▶ **Material provided**
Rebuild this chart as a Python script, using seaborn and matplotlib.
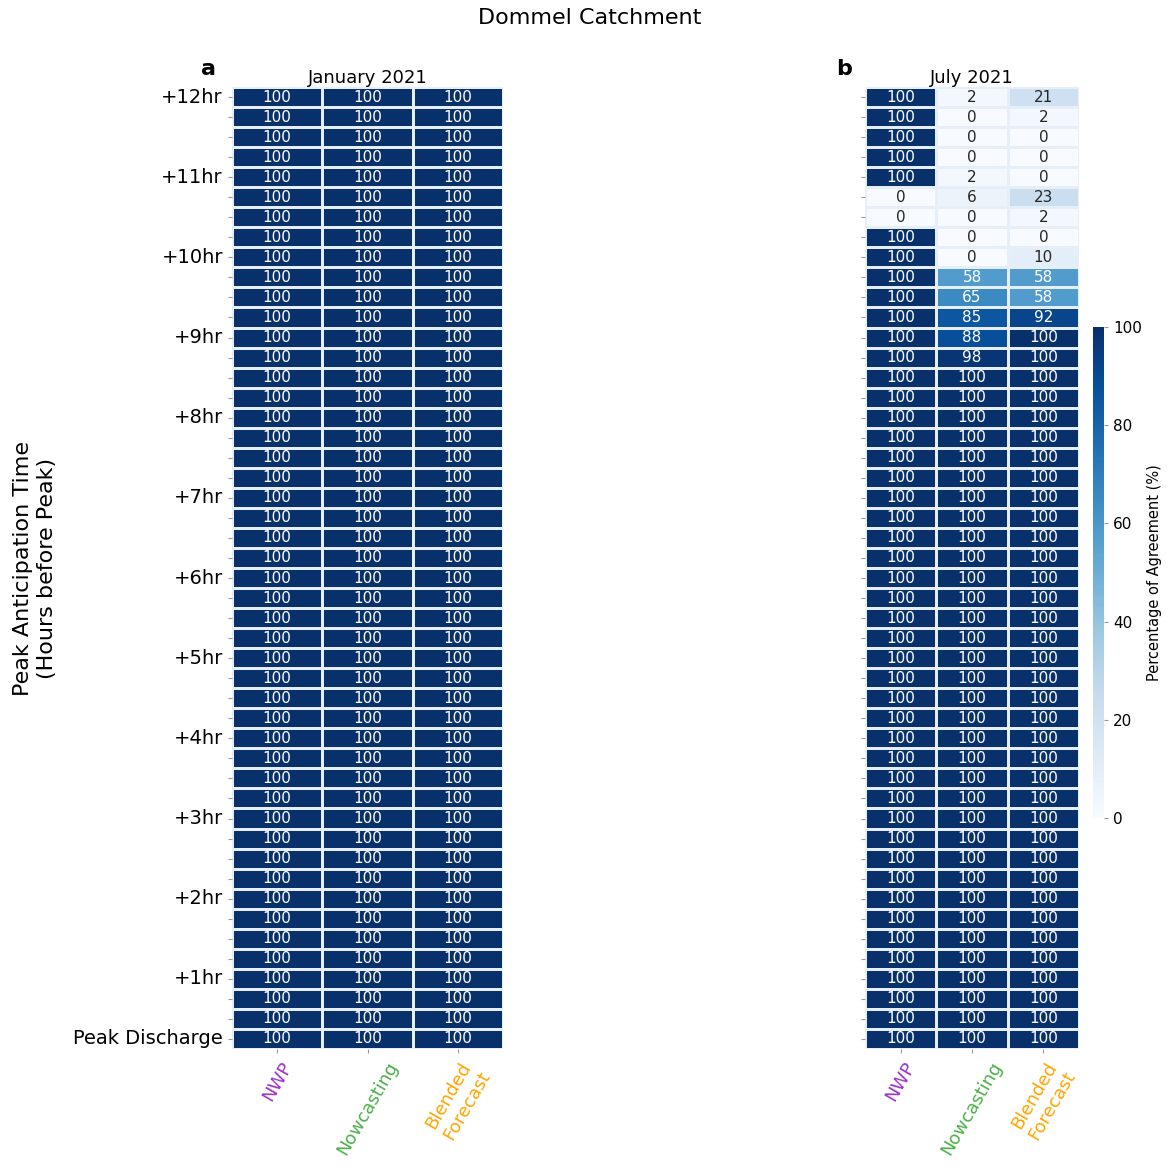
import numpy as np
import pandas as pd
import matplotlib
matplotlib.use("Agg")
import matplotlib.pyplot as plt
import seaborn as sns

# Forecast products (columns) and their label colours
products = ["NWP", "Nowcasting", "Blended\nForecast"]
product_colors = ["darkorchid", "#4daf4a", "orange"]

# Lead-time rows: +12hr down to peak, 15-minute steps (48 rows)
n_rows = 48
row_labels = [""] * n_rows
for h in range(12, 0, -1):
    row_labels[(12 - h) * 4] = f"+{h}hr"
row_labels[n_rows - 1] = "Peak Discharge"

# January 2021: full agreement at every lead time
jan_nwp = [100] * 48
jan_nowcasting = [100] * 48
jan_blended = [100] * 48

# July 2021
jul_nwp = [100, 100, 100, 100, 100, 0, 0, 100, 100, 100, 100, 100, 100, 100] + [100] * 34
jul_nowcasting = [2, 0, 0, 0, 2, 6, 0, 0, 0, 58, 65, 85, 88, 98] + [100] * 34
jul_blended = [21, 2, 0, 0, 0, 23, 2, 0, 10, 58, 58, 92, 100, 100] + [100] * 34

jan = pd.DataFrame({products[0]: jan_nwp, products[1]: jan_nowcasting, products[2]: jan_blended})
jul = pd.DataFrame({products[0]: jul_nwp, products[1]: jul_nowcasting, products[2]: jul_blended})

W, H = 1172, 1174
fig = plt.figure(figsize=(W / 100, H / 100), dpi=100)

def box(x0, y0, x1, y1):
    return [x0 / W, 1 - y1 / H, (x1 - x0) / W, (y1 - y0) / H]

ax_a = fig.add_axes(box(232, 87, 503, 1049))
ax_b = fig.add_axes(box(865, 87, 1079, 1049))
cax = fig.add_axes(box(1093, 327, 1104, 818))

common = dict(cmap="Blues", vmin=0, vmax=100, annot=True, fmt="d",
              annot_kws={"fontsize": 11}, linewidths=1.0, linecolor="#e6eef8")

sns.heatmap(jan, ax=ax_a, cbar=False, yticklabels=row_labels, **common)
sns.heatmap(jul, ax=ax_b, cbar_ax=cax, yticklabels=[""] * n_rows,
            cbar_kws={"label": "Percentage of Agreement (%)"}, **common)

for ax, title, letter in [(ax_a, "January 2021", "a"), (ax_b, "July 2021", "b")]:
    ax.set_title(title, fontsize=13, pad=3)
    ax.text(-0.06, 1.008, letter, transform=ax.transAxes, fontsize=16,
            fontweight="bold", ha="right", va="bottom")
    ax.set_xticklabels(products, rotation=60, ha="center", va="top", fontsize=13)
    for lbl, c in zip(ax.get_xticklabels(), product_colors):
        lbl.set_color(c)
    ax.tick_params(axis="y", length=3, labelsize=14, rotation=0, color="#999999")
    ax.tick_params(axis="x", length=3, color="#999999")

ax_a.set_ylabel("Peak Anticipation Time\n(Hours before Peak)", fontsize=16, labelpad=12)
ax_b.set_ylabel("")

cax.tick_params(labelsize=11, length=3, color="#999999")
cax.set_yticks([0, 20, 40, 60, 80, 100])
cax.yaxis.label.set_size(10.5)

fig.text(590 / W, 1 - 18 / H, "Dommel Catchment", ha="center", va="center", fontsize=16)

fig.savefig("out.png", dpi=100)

▶ **What is needed**
Copy the listing in full and without alteration, omitting every picture.

▶ **Written solution**
Rebuild this chart as a Python script, using seaborn and matplotlib.
import numpy as np
import pandas as pd
import matplotlib
matplotlib.use("Agg")
import matplotlib.pyplot as plt
import seaborn as sns

# Forecast products (columns) and their label colours
products = ["NWP", "Nowcasting", "Blended\nForecast"]
product_colors = ["darkorchid", "#4daf4a", "orange"]

# Lead-time rows: +12hr down to peak, 15-minute steps (48 rows)
n_rows = 48
row_labels = [""] * n_rows
for h in range(12, 0, -1):
    row_labels[(12 - h) * 4] = f"+{h}hr"
row_labels[n_rows - 1] = "Peak Discharge"

# January 2021: full agreement at every lead time
jan_nwp = [100] * 48
jan_nowcasting = [100] * 48
jan_blended = [100] * 48

# July 2021
jul_nwp = [100, 100, 100, 100, 100, 0, 0, 100, 100, 100, 100, 100, 100, 100] + [100] * 34
jul_nowcasting = [2, 0, 0, 0, 2, 6, 0, 0, 0, 58, 65, 85, 88, 98] + [100] * 34
jul_blended = [21, 2, 0, 0, 0, 23, 2, 0, 10, 58, 58, 92, 100, 100] + [100] * 34

jan = pd.DataFrame({products[0]: jan_nwp, products[1]: jan_nowcasting, products[2]: jan_blended})
jul = pd.DataFrame({products[0]: jul_nwp, products[1]: jul_nowcasting, products[2]: jul_blended})

W, H = 1172, 1174
fig = plt.figure(figsize=(W / 100, H / 100), dpi=100)

def box(x0, y0, x1, y1):
    return [x0 / W, 1 - y1 / H, (x1 - x0) / W, (y1 - y0) / H]

ax_a = fig.add_axes(box(232, 87, 503, 1049))
ax_b = fig.add_axes(box(865, 87, 1079, 1049))
cax = fig.add_axes(box(1093, 327, 1104, 818))

common = dict(cmap="Blues", vmin=0, vmax=100, annot=True, fmt="d",
              annot_kws={"fontsize": 11}, linewidths=1.0, linecolor="#e6eef8")

sns.heatmap(jan, ax=ax_a, cbar=False, yticklabels=row_labels, **common)
sns.heatmap(jul, ax=ax_b, cbar_ax=cax, yticklabels=[""] * n_rows,
            cbar_kws={"label": "Percentage of Agreement (%)"}, **common)

for ax, title, letter in [(ax_a, "January 2021", "a"), (ax_b, "July 2021", "b")]:
    ax.set_title(title, fontsize=13, pad=3)
    ax.text(-0.06, 1.008, letter, transform=ax.transAxes, fontsize=16,
            fontweight="bold", ha="right", va="bottom")
    ax.set_xticklabels(products, rotation=60, ha="center", va="top", fontsize=13)
    for lbl, c in zip(ax.get_xticklabels(), product_colors):
        lbl.set_color(c)
    ax.tick_params(axis="y", length=3, labelsize=14, rotation=0, color="#999999")
    ax.tick_params(axis="x", length=3, color="#999999")

ax_a.set_ylabel("Peak Anticipation Time\n(Hours before Peak)", fontsize=16, labelpad=12)
ax_b.set_ylabel("")

cax.tick_params(labelsize=11, length=3, color="#999999")
cax.set_yticks([0, 20, 40, 60, 80, 100])
cax.yaxis.label.set_size(10.5)

fig.text(590 / W, 1 - 18 / H, "Dommel Catchment", ha="center", va="center", fontsize=16)

fig.savefig("out.png", dpi=100)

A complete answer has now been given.